In the past, successive governments were chastised for failure to demonstrate commitment towards protecting the public purse to ensure state resources in any form are utilized judiciously. The public sector of Ghana is highly characterized by financial irregularities beyond imagination, since December,2009, the nation performed below average according to the Auditors Generals annual report on the procurement and use of public funds so far as accountability is and compliance to ethical practices are concerned (Banyen & Nasamu, 2015). This calls for urgent steps to address the menace as efforts by government and foreign partners failed to yield desired outcome. Lack of transparency, objectivity and accuracy in financial reporting in recent time has called for standardized mechanisms potent enough to address the vulnerability of the financial systems and reporting accounting information to users (Feiveson, 2015). The concept of internal control systems gained much popularity among scholars in finance and corporate governance affairs due to the famous Enron’s case in the United States which was considered one of the biggest financial scandals that took the entire business and financial sector by surprise in 2001 (Ofoegbu, 2014). According to ter Bogt & Tillema, (2015), in order to maintain confidence and trust in state institutions, efforts must be made to enforce the laws governing the establishment of these public organizations with a conscious effort to adequately sanction public officers who contradict. The efforts required are therefore known as internal controls.

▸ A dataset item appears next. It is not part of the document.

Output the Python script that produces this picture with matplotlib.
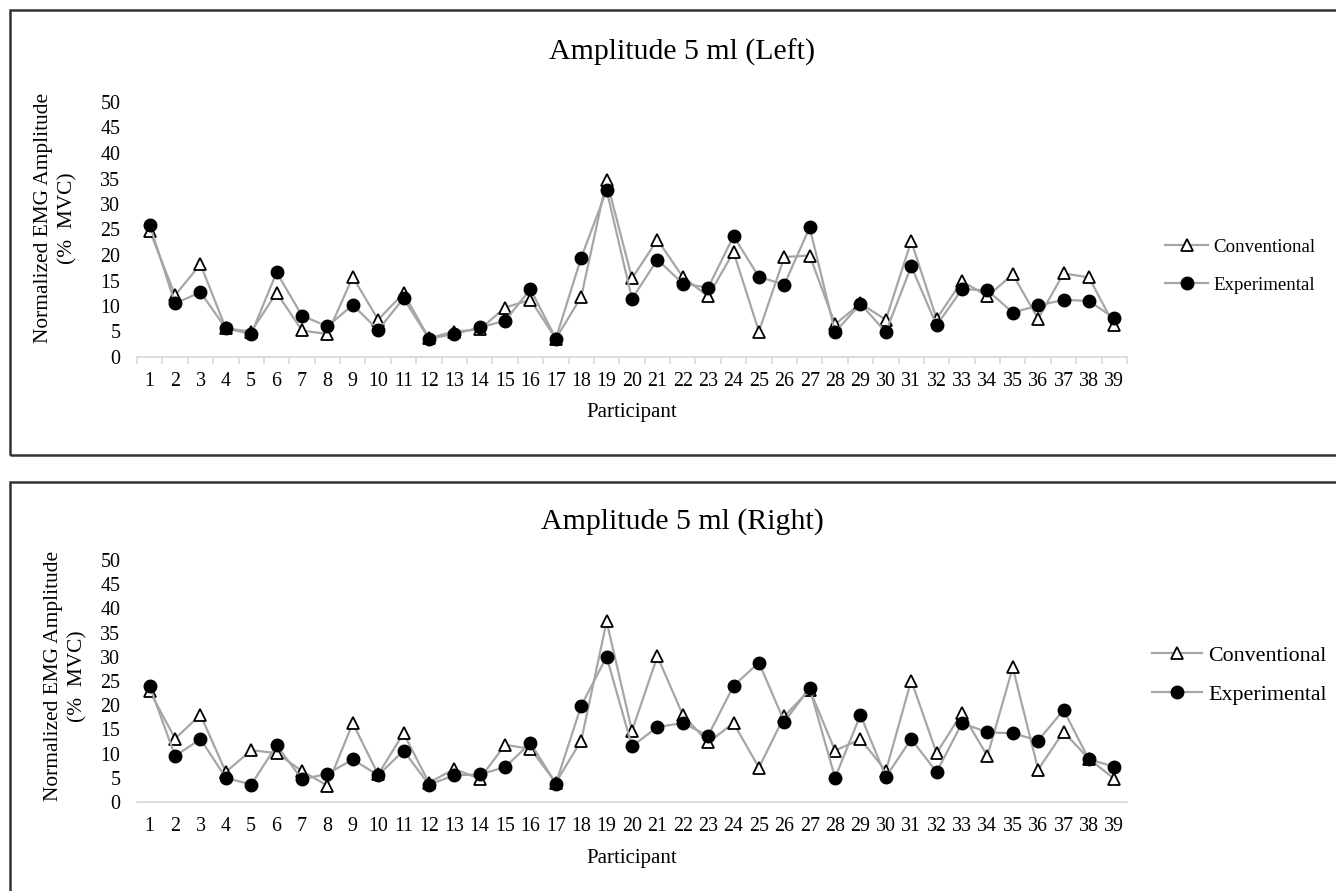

Sulaiman et. al. (2008) defined internal control —which is the key focus of this study— as “the policies and procedures put in place to ensure the protection of an organization’s assets and the reliability of financial reporting.” Furthermore, Puttick (2008) also asserted that “internal controls as a set of organizational policies

and approved internal processes (internal controls) crafted by management of an organization are intended to ostensibly achieve management’s primary objective of ensuring that the business operates flawlessly.” Therefore, evaluating the presence of internal control systems in any public institution requires an independent assessment and monitoring mechanisms to ensure compliance to accounting standards, safeguarding assets and maintaining an orderly working environment that will encourage performance according policies and ethical values contained in the mission and vision of the organization (Acheampong, 2016). This is normally done by auditors, both internal and external. However, the context of the Public Sector in Ghana presents certain challenges for auditors in terms of the effectiveness of internal controls and the level of reliance which auditors can place on the internal controls.